Now whether today's athletes, anointed with multi-million dollar contracts from the day they are drafted and with agents continually telling them to limit what they sign so they can command top dollar will be as gracious and accommodating as the generations of stars that came before them?  Maybe I'm a bit more pessimistic on that account.  But I guess time will tell.  


  1. I thought this was a pretty funny recent "1/1" Pops cut auto from Topps.

    1. It just about makes me sick to think about how many cards, 8x10's, and Perez Steele postcards have been cut up for the hobby's "cut auto" fascination. Checks, index cards - fine. But I'd much rather have a full autographed piece than a butchered chunk of the auto and some serial numbering. *end rant*

  2. The autograph debate is one that me and my buddies have on a regular basis. I personally think that in the long run... supply is going to outweigh demand as more and more fans focus on the "now", instead of the "then". Sure... the all-time greats will always be in demand to some extent. But just think about Pops, because he's the perfect example. If I ask any of my students if they have heard of Mr. Stargell... I'd be surprised if a single person raised their hand. Is it possible that ESPN makes a movie on the 70's Pirates or a documentary on Stargell? Sure... and if they do... there will be a little spike in his values. But 50 years from now, Willie is going to blend in with players like Ron Santo, Ryne Sandberg, and Don Sutton. And when he does blend in and most of us who collected his autographs start passing away... are there really going to be enough new collectors out there to buy up all of those autographs? My guess is "no". That's why I no longer think of values when I'm buying cards... even high end cards. I buy cards that I want for my collection and have come to accept the fact that most of my collection will never be worth what I originally paid for.

    It's kinda like when I visit my parents in Vegas. I go to the casinos knowing that 9 out of 10 times, I'm walking away with less money in my pocket. But it's all worth it because I walk in with the understanding that I don't expect to win. I just want to hang out with my mom and entertain myself while playing video poker.

    On a more optimistic note... I know that there are ways to win at the casino... just like I know that there's ways to make money in our hobby. However the hard work I'd have to put into both of these situations would take all of the fun out of each of these present forms of entertainment. And if I'm not having fun... then there's no point in me doing either of these things anymore.

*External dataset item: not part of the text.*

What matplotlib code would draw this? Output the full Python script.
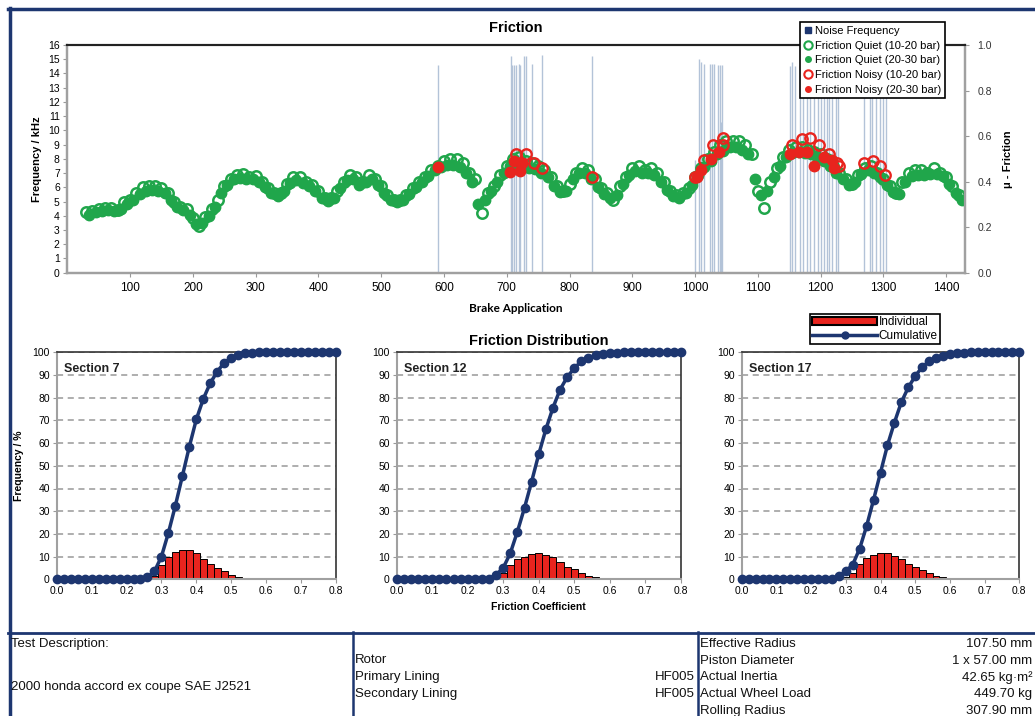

    1. Agreed. I think we already see that to a a smaller extent with modern star/semi-star players. There was a time when you were looking routinely paying $10-15 for an auto of Brian Giles, Jason Bay, or Jason Kendall. They were all-star level players, but it was pretty clear they had already hit their peak and weren't ever going to be HoF caliber players. I can buy their autos any day of the week for under $5, and most often in the $2-3 range. I've seen Ryan Howards under $10, and they might be even cheaper now. This hobby is obsessed with the here and now, with "potential" even when a player is already in their peak.

      Certain isolated cases will probably maintain that balance of supply and demand. I don't expect to see a Jeter or Griffey auto for $10, or even $25, in my lifetime. And HoF collectors will keep the price floor above the Bays or Kendalls. But I agree that those beneath the "icon" tier of HoF'ers will see similar price declines. Hell, within the past two years I've added certified autos of John Smoltz and Andruw Jones (who may not quite reach the HoF, but that's a different debate) for $2 each. As the hobby continues to shrink, I wonder what demand will look like in 10 or 20 years, especially as some older collectors die off and those collections come back into the market.

    2. Wow... a Smoltz and Jones for $2 each? That's awesome. I try to focus on the positive and embrace that values are going to drop... but that also means we can end up affording more cards for our own PC's.

    3. Smoltz was on ebay, while the Jones came out of a discount box at the National. I see it ultimately as a positive for collectors. If you told me I'd be able to afford autographs of some of the players I have in my collection today ten years ago, I would have said you were insane.